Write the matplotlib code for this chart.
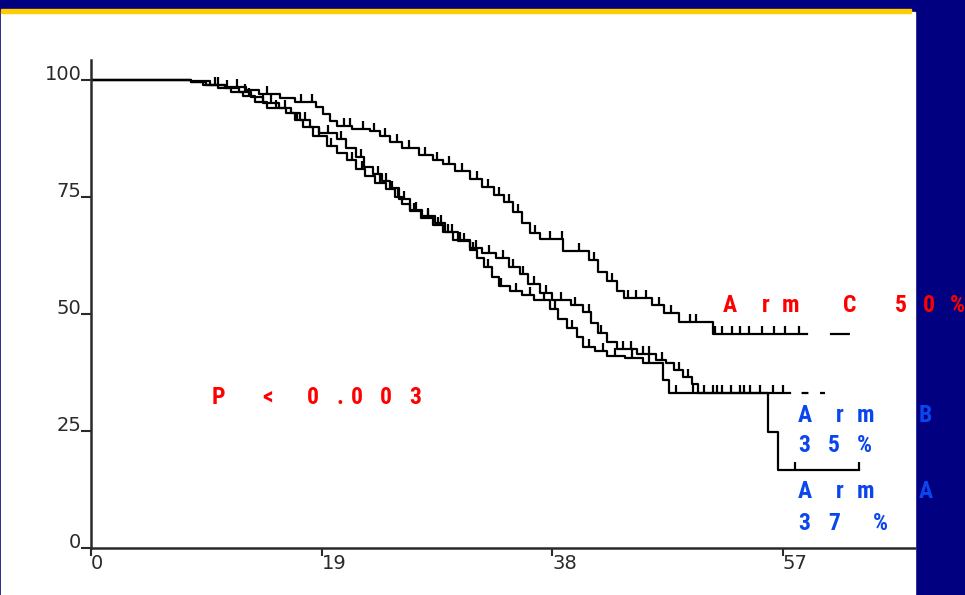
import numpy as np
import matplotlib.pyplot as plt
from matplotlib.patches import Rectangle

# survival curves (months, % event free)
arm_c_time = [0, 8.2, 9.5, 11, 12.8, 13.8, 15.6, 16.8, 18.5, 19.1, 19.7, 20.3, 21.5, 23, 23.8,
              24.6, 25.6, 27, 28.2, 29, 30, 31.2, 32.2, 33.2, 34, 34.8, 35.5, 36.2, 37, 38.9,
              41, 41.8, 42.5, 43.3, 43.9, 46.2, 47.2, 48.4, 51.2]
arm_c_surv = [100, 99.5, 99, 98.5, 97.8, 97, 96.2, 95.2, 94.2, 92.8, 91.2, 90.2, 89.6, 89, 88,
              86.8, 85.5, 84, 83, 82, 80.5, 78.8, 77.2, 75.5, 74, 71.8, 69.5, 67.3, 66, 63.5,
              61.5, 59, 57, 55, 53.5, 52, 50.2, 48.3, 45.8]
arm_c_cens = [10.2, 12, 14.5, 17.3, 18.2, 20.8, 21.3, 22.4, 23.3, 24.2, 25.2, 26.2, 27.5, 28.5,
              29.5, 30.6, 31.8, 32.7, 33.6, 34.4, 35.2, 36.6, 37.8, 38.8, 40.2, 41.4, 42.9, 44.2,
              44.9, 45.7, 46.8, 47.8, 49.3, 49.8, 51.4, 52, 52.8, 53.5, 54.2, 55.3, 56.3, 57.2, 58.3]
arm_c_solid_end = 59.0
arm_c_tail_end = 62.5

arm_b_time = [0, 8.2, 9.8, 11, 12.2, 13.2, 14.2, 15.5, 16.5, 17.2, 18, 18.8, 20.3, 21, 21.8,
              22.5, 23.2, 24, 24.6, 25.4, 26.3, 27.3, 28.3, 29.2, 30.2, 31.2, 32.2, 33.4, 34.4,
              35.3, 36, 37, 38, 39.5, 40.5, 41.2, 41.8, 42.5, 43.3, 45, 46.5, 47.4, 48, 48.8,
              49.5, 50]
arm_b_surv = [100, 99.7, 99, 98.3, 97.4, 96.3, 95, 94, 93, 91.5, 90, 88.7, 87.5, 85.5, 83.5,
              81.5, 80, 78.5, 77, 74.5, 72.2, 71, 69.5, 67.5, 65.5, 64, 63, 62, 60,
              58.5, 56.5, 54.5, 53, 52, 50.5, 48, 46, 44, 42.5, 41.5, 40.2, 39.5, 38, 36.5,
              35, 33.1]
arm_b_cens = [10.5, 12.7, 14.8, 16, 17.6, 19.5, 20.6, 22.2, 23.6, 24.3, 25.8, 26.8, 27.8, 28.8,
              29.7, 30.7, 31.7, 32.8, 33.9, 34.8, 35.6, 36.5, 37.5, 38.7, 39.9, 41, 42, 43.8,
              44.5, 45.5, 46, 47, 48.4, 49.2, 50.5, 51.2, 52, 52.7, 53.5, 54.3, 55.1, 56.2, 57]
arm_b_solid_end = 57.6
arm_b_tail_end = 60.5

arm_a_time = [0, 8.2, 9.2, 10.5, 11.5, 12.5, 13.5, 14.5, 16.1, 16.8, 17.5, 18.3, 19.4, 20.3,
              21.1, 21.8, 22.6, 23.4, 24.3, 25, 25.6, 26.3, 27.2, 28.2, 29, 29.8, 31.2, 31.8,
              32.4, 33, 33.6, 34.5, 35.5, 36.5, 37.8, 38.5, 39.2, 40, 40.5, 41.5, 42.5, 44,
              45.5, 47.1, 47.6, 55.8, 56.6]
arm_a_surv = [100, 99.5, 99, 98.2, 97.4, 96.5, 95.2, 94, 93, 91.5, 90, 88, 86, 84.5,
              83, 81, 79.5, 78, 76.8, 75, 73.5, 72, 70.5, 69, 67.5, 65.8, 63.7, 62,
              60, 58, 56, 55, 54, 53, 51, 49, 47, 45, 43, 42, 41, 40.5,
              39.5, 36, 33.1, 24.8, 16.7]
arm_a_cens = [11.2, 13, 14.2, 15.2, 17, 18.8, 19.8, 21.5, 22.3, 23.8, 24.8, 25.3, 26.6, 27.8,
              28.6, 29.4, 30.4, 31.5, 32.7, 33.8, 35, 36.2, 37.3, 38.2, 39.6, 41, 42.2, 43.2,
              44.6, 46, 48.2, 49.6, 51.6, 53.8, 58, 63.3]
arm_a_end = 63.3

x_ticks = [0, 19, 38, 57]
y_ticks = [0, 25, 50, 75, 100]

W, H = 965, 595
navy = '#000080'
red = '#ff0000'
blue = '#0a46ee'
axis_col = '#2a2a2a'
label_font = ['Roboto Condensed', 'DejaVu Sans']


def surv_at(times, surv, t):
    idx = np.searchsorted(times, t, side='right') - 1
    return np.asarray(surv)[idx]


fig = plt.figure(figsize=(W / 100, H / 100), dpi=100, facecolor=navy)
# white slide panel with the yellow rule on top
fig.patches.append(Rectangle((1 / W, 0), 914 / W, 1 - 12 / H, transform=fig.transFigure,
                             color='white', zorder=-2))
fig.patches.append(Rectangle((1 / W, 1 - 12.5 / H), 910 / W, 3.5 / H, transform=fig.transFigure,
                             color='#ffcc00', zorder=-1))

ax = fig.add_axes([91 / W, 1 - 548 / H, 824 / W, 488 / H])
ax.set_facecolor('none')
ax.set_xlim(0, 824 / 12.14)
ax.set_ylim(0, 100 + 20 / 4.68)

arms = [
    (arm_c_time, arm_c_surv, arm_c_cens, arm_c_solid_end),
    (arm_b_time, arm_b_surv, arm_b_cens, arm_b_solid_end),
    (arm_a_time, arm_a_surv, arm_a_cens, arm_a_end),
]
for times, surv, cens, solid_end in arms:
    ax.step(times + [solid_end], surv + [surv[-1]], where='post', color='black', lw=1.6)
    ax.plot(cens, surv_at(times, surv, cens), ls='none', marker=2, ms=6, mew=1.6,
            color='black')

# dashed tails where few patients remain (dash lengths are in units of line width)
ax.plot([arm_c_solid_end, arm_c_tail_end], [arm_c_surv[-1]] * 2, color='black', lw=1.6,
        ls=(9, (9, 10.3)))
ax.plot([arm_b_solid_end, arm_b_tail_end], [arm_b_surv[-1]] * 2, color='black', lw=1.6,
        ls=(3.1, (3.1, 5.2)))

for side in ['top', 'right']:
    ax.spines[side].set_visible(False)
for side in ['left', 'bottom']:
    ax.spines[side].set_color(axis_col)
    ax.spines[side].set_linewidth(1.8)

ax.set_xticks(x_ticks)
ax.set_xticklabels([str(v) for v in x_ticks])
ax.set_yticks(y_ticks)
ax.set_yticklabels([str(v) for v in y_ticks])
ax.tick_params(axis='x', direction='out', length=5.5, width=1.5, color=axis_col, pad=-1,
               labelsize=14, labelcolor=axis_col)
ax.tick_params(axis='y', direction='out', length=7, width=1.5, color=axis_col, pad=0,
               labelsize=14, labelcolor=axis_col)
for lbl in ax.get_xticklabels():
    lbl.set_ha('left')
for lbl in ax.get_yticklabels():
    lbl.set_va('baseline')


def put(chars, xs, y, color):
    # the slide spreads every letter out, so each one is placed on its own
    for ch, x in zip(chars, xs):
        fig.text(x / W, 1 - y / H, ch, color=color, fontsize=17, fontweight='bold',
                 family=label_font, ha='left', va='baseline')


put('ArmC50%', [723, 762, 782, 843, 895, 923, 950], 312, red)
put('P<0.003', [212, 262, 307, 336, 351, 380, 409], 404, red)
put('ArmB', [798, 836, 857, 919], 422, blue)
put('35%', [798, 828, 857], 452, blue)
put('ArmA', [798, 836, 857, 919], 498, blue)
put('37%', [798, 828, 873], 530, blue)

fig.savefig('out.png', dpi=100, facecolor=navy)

::::

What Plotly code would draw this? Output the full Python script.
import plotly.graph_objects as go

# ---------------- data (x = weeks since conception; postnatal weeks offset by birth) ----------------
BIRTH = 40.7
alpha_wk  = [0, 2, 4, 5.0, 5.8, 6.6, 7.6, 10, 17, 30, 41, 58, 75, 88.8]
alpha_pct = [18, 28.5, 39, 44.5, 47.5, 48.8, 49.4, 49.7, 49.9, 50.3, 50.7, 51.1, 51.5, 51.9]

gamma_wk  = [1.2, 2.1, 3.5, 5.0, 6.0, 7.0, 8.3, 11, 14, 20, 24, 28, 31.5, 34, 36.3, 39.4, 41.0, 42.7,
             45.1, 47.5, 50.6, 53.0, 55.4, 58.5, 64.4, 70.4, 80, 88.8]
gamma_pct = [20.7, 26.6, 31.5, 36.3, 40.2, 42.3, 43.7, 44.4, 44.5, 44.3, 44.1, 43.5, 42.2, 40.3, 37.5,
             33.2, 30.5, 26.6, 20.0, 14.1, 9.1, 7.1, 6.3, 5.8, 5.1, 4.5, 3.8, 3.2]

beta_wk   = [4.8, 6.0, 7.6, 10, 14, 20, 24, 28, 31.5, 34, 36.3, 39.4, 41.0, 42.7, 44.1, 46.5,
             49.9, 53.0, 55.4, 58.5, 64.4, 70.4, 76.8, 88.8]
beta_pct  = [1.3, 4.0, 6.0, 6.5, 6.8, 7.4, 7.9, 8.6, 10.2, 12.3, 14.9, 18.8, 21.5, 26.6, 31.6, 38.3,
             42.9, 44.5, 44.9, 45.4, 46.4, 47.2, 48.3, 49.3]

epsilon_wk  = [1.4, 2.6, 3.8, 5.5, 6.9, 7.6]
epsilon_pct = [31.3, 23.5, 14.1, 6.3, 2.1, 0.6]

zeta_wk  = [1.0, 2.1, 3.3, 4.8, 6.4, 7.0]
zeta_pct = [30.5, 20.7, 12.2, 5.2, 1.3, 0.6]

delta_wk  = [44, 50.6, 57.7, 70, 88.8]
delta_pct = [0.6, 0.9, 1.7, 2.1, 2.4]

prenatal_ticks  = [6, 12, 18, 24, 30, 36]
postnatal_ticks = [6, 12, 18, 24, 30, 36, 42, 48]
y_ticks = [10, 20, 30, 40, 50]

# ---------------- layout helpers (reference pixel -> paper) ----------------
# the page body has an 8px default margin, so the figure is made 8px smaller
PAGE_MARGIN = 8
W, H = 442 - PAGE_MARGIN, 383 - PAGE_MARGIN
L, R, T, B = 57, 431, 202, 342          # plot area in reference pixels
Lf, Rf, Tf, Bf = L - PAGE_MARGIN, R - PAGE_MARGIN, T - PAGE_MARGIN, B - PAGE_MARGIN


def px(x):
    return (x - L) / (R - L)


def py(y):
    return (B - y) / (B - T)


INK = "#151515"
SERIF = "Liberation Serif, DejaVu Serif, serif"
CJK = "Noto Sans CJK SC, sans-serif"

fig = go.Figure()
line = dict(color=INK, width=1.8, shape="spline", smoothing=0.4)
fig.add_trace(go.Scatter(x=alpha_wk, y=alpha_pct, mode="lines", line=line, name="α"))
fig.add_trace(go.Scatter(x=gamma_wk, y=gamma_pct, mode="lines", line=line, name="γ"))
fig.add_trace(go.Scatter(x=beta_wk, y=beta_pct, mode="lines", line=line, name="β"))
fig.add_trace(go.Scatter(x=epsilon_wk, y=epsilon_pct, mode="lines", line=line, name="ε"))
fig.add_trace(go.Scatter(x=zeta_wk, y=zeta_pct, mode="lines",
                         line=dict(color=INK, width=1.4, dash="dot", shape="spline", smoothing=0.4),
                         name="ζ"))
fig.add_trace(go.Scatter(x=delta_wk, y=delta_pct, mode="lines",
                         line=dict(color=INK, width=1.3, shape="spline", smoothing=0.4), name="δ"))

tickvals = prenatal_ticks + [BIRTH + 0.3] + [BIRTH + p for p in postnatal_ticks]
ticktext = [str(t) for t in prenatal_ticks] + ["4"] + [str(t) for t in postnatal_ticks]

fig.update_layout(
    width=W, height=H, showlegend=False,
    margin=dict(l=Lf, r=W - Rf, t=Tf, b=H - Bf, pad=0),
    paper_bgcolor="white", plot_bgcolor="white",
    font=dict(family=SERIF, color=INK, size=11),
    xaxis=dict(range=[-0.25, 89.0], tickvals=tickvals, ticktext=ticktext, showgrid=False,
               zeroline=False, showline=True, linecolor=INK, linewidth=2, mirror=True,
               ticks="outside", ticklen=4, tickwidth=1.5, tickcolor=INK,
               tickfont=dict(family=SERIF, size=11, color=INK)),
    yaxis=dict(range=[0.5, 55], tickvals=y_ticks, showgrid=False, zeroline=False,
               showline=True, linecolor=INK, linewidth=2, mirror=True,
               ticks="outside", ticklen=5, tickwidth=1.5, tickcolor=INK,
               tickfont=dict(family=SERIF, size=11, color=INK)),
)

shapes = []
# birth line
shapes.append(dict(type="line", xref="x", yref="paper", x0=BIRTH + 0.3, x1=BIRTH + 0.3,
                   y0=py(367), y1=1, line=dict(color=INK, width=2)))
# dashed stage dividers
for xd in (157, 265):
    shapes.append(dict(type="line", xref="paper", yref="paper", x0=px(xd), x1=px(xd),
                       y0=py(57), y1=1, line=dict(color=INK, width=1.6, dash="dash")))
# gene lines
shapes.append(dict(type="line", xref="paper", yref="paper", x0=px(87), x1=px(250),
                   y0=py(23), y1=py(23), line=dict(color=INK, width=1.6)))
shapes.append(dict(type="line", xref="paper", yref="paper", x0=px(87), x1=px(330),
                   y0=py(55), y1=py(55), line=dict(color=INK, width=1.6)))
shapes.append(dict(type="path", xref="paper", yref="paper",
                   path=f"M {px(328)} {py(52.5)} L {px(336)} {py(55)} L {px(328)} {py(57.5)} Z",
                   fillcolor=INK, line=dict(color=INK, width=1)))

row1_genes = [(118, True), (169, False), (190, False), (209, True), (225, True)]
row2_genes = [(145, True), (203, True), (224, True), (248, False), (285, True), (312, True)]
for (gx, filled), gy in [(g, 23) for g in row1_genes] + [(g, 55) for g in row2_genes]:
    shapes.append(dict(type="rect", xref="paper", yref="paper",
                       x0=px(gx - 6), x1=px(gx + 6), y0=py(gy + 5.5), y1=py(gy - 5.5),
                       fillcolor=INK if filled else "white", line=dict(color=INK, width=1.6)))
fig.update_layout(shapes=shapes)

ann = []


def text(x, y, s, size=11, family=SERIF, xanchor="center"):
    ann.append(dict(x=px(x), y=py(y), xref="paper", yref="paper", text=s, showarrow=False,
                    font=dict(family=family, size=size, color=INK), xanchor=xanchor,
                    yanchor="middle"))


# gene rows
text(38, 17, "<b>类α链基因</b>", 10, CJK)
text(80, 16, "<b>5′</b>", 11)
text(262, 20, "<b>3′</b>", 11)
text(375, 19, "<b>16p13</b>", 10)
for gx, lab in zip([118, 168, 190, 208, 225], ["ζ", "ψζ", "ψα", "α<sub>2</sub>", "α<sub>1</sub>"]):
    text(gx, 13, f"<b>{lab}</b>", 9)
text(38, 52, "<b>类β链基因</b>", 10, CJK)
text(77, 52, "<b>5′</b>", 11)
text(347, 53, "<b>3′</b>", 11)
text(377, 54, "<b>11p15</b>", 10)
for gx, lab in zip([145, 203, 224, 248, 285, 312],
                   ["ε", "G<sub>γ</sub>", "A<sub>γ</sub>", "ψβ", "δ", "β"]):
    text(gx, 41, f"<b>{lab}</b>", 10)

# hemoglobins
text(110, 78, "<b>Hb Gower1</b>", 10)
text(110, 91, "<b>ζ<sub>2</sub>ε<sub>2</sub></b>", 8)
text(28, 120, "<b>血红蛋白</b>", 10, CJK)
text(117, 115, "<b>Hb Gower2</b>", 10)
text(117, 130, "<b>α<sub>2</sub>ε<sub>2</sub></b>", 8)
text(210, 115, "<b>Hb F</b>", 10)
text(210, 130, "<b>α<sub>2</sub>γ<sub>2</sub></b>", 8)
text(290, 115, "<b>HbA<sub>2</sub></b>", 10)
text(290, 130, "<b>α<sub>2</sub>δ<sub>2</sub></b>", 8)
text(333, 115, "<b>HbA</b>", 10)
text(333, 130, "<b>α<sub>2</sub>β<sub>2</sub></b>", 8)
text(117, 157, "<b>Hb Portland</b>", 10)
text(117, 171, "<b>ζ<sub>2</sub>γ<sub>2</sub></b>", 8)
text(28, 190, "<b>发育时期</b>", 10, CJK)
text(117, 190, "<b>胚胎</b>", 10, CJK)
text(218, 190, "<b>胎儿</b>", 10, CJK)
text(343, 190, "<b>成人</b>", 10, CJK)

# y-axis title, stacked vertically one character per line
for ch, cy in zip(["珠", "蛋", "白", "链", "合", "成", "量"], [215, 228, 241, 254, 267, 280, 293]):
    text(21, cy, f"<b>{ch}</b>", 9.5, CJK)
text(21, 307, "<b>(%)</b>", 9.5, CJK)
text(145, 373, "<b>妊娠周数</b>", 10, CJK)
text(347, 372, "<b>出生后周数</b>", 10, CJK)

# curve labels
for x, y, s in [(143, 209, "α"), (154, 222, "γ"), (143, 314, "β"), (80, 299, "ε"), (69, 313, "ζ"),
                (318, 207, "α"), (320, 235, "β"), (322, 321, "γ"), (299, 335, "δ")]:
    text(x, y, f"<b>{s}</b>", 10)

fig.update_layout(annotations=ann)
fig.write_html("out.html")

::::

Take the lines above starting at the one containing "Write the matplotlib code for this chart." and ending at the one containing "from matplotlib.patches import Rectangle", and print them again exactly, without pictures.

● **Response to the task**
Write the matplotlib code for this chart.
import numpy as np
import matplotlib.pyplot as plt
from matplotlib.patches import Rectangle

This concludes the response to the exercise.